## Start
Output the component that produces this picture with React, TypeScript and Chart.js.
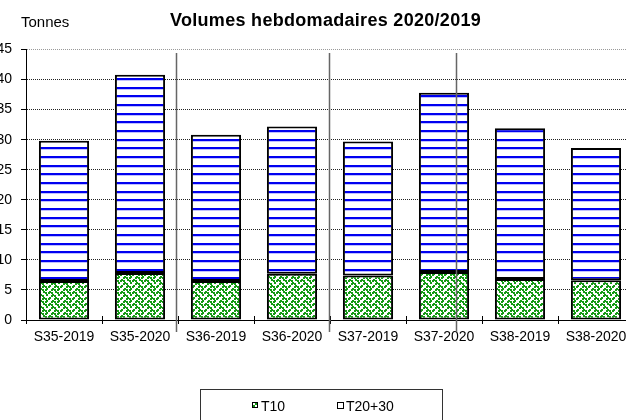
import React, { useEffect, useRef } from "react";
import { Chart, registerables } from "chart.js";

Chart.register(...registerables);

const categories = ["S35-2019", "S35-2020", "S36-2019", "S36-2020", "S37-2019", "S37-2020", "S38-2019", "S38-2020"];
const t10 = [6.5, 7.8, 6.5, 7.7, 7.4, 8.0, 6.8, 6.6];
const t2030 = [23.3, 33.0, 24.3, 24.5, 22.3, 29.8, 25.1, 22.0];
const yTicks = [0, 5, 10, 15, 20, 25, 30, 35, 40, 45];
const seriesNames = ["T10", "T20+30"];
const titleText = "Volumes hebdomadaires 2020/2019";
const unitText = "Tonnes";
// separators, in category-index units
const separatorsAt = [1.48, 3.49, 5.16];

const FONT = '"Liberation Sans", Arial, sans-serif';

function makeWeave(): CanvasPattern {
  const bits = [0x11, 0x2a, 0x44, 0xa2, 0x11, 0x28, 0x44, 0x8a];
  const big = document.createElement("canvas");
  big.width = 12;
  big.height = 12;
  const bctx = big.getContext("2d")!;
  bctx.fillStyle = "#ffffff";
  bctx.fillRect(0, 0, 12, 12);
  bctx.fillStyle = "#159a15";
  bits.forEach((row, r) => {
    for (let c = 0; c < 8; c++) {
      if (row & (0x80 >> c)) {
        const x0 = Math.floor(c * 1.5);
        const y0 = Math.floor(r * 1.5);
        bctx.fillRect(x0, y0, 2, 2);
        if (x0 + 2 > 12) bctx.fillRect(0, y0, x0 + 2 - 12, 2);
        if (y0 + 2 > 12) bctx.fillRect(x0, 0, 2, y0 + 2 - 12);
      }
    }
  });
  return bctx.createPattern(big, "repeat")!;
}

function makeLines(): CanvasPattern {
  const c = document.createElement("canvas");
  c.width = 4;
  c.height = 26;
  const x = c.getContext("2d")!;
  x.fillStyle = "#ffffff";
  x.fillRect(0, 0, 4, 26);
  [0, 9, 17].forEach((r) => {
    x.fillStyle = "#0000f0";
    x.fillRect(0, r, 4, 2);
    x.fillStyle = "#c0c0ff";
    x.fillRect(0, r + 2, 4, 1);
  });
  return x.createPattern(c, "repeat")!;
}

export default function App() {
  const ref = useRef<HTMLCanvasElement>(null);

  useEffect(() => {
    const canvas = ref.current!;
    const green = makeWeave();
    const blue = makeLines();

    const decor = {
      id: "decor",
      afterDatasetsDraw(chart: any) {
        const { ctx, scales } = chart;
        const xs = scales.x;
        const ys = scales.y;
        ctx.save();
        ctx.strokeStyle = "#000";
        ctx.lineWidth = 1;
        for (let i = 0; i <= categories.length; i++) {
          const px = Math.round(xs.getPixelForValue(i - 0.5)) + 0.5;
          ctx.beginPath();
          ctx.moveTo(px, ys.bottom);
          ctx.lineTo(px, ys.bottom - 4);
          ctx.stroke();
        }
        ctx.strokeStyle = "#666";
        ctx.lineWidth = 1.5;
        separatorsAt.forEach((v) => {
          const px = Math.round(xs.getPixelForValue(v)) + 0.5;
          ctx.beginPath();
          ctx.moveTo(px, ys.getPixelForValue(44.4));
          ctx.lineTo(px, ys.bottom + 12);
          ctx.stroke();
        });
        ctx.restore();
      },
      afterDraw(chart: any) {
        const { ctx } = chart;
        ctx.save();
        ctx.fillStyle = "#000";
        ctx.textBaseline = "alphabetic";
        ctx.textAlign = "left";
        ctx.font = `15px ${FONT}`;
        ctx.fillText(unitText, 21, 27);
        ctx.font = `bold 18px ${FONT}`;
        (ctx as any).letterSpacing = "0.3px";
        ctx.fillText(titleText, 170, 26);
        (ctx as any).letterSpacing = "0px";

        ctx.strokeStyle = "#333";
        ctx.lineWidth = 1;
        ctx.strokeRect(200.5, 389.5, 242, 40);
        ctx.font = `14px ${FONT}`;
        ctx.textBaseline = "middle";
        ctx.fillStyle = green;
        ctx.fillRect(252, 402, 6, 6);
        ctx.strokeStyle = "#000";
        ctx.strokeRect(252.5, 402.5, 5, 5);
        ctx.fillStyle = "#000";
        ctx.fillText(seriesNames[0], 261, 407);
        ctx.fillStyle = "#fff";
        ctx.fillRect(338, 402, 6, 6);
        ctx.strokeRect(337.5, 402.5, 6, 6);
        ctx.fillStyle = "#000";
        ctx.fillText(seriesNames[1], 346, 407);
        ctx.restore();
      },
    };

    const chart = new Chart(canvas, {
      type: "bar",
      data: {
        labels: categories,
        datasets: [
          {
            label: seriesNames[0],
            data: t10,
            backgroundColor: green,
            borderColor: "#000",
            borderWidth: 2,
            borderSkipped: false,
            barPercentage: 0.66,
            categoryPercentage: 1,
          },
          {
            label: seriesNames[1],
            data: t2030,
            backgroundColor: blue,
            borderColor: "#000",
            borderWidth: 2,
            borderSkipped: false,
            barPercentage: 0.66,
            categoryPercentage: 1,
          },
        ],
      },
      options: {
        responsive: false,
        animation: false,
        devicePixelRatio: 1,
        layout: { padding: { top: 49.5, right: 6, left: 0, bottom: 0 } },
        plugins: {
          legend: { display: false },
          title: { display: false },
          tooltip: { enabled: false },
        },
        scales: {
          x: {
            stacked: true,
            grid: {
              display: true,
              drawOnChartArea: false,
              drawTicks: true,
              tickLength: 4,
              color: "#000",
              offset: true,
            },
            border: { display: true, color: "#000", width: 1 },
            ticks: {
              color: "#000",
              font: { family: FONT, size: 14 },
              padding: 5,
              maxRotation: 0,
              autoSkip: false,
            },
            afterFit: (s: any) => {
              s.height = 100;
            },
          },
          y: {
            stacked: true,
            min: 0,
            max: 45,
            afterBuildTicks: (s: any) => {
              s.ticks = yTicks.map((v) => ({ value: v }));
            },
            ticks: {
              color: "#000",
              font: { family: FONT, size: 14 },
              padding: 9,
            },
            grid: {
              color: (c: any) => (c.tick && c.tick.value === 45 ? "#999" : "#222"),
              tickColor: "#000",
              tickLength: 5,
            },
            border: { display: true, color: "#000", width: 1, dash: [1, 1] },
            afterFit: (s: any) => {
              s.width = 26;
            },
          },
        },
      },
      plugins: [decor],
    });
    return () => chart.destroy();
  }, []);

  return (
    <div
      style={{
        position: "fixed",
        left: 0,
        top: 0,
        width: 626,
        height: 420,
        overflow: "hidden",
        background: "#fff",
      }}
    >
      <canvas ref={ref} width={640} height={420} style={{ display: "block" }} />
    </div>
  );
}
## End
■ SET EXERCISE
All of the lines above should be retyped precisely, apart from the pictures.

■ REPLY TO THE TASK
Output the component that produces this picture with React, TypeScript and Chart.js.
import React, { useEffect, useRef } from "react";
import { Chart, registerables } from "chart.js";

Chart.register(...registerables);

const categories = ["S35-2019", "S35-2020", "S36-2019", "S36-2020", "S37-2019", "S37-2020", "S38-2019", "S38-2020"];
const t10 = [6.5, 7.8, 6.5, 7.7, 7.4, 8.0, 6.8, 6.6];
const t2030 = [23.3, 33.0, 24.3, 24.5, 22.3, 29.8, 25.1, 22.0];
const yTicks = [0, 5, 10, 15, 20, 25, 30, 35, 40, 45];
const seriesNames = ["T10", "T20+30"];
const titleText = "Volumes hebdomadaires 2020/2019";
const unitText = "Tonnes";
// separators, in category-index units
const separatorsAt = [1.48, 3.49, 5.16];

const FONT = '"Liberation Sans", Arial, sans-serif';

function makeWeave(): CanvasPattern {
  const bits = [0x11, 0x2a, 0x44, 0xa2, 0x11, 0x28, 0x44, 0x8a];
  const big = document.createElement("canvas");
  big.width = 12;
  big.height = 12;
  const bctx = big.getContext("2d")!;
  bctx.fillStyle = "#ffffff";
  bctx.fillRect(0, 0, 12, 12);
  bctx.fillStyle = "#159a15";
  bits.forEach((row, r) => {
    for (let c = 0; c < 8; c++) {
      if (row & (0x80 >> c)) {
        const x0 = Math.floor(c * 1.5);
        const y0 = Math.floor(r * 1.5);
        bctx.fillRect(x0, y0, 2, 2);
        if (x0 + 2 > 12) bctx.fillRect(0, y0, x0 + 2 - 12, 2);
        if (y0 + 2 > 12) bctx.fillRect(x0, 0, 2, y0 + 2 - 12);
      }
    }
  });
  return bctx.createPattern(big, "repeat")!;
}

function makeLines(): CanvasPattern {
  const c = document.createElement("canvas");
  c.width = 4;
  c.height = 26;
  const x = c.getContext("2d")!;
  x.fillStyle = "#ffffff";
  x.fillRect(0, 0, 4, 26);
  [0, 9, 17].forEach((r) => {
    x.fillStyle = "#0000f0";
    x.fillRect(0, r, 4, 2);
    x.fillStyle = "#c0c0ff";
    x.fillRect(0, r + 2, 4, 1);
  });
  return x.createPattern(c, "repeat")!;
}

export default function App() {
  const ref = useRef<HTMLCanvasElement>(null);

  useEffect(() => {
    const canvas = ref.current!;
    const green = makeWeave();
    const blue = makeLines();

    const decor = {
      id: "decor",
      afterDatasetsDraw(chart: any) {
        const { ctx, scales } = chart;
        const xs = scales.x;
        const ys = scales.y;
        ctx.save();
        ctx.strokeStyle = "#000";
        ctx.lineWidth = 1;
        for (let i = 0; i <= categories.length; i++) {
          const px = Math.round(xs.getPixelForValue(i - 0.5)) + 0.5;
          ctx.beginPath();
          ctx.moveTo(px, ys.bottom);
          ctx.lineTo(px, ys.bottom - 4);
          ctx.stroke();
        }
        ctx.strokeStyle = "#666";
        ctx.lineWidth = 1.5;
        separatorsAt.forEach((v) => {
          const px = Math.round(xs.getPixelForValue(v)) + 0.5;
          ctx.beginPath();
          ctx.moveTo(px, ys.getPixelForValue(44.4));
          ctx.lineTo(px, ys.bottom + 12);
          ctx.stroke();
        });
        ctx.restore();
      },
      afterDraw(chart: any) {
        const { ctx } = chart;
        ctx.save();
        ctx.fillStyle = "#000";
        ctx.textBaseline = "alphabetic";
        ctx.textAlign = "left";
        ctx.font = `15px ${FONT}`;
        ctx.fillText(unitText, 21, 27);
        ctx.font = `bold 18px ${FONT}`;
        (ctx as any).letterSpacing = "0.3px";
        ctx.fillText(titleText, 170, 26);
        (ctx as any).letterSpacing = "0px";

        ctx.strokeStyle = "#333";
        ctx.lineWidth = 1;
        ctx.strokeRect(200.5, 389.5, 242, 40);
        ctx.font = `14px ${FONT}`;
        ctx.textBaseline = "middle";
        ctx.fillStyle = green;
        ctx.fillRect(252, 402, 6, 6);
        ctx.strokeStyle = "#000";
        ctx.strokeRect(252.5, 402.5, 5, 5);
        ctx.fillStyle = "#000";
        ctx.fillText(seriesNames[0], 261, 407);
        ctx.fillStyle = "#fff";
        ctx.fillRect(338, 402, 6, 6);
        ctx.strokeRect(337.5, 402.5, 6, 6);
        ctx.fillStyle = "#000";
        ctx.fillText(seriesNames[1], 346, 407);
        ctx.restore();
      },
    };

    const chart = new Chart(canvas, {
      type: "bar",
      data: {
        labels: categories,
        datasets: [
          {
            label: seriesNames[0],
            data: t10,
            backgroundColor: green,
            borderColor: "#000",
            borderWidth: 2,
            borderSkipped: false,
            barPercentage: 0.66,
            categoryPercentage: 1,
          },
          {
            label: seriesNames[1],
            data: t2030,
            backgroundColor: blue,
            borderColor: "#000",
            borderWidth: 2,
            borderSkipped: false,
            barPercentage: 0.66,
            categoryPercentage: 1,
          },
        ],
      },
      options: {
        responsive: false,
        animation: false,
        devicePixelRatio: 1,
        layout: { padding: { top: 49.5, right: 6, left: 0, bottom: 0 } },
        plugins: {
          legend: { display: false },
          title: { display: false },
          tooltip: { enabled: false },
        },
        scales: {
          x: {
            stacked: true,
            grid: {
              display: true,
              drawOnChartArea: false,
              drawTicks: true,
              tickLength: 4,
              color: "#000",
              offset: true,
            },
            border: { display: true, color: "#000", width: 1 },
            ticks: {
              color: "#000",
              font: { family: FONT, size: 14 },
              padding: 5,
              maxRotation: 0,
              autoSkip: false,
            },
            afterFit: (s: any) => {
              s.height = 100;
            },
          },
          y: {
            stacked: true,
            min: 0,
            max: 45,
            afterBuildTicks: (s: any) => {
              s.ticks = yTicks.map((v) => ({ value: v }));
            },
            ticks: {
              color: "#000",
              font: { family: FONT, size: 14 },
              padding: 9,
            },
            grid: {
              color: (c: any) => (c.tick && c.tick.value === 45 ? "#999" : "#222"),
              tickColor: "#000",
              tickLength: 5,
            },
            border: { display: true, color: "#000", width: 1, dash: [1, 1] },
            afterFit: (s: any) => {
              s.width = 26;
            },
          },
        },
      },
      plugins: [decor],
    });
    return () => chart.destroy();
  }, []);

  return (
    <div
      style={{
        position: "fixed",
        left: 0,
        top: 0,
        width: 626,
        height: 420,
        overflow: "hidden",
        background: "#fff",
      }}
    >
      <canvas ref={ref} width={640} height={420} style={{ display: "block" }} />
    </div>
  );
}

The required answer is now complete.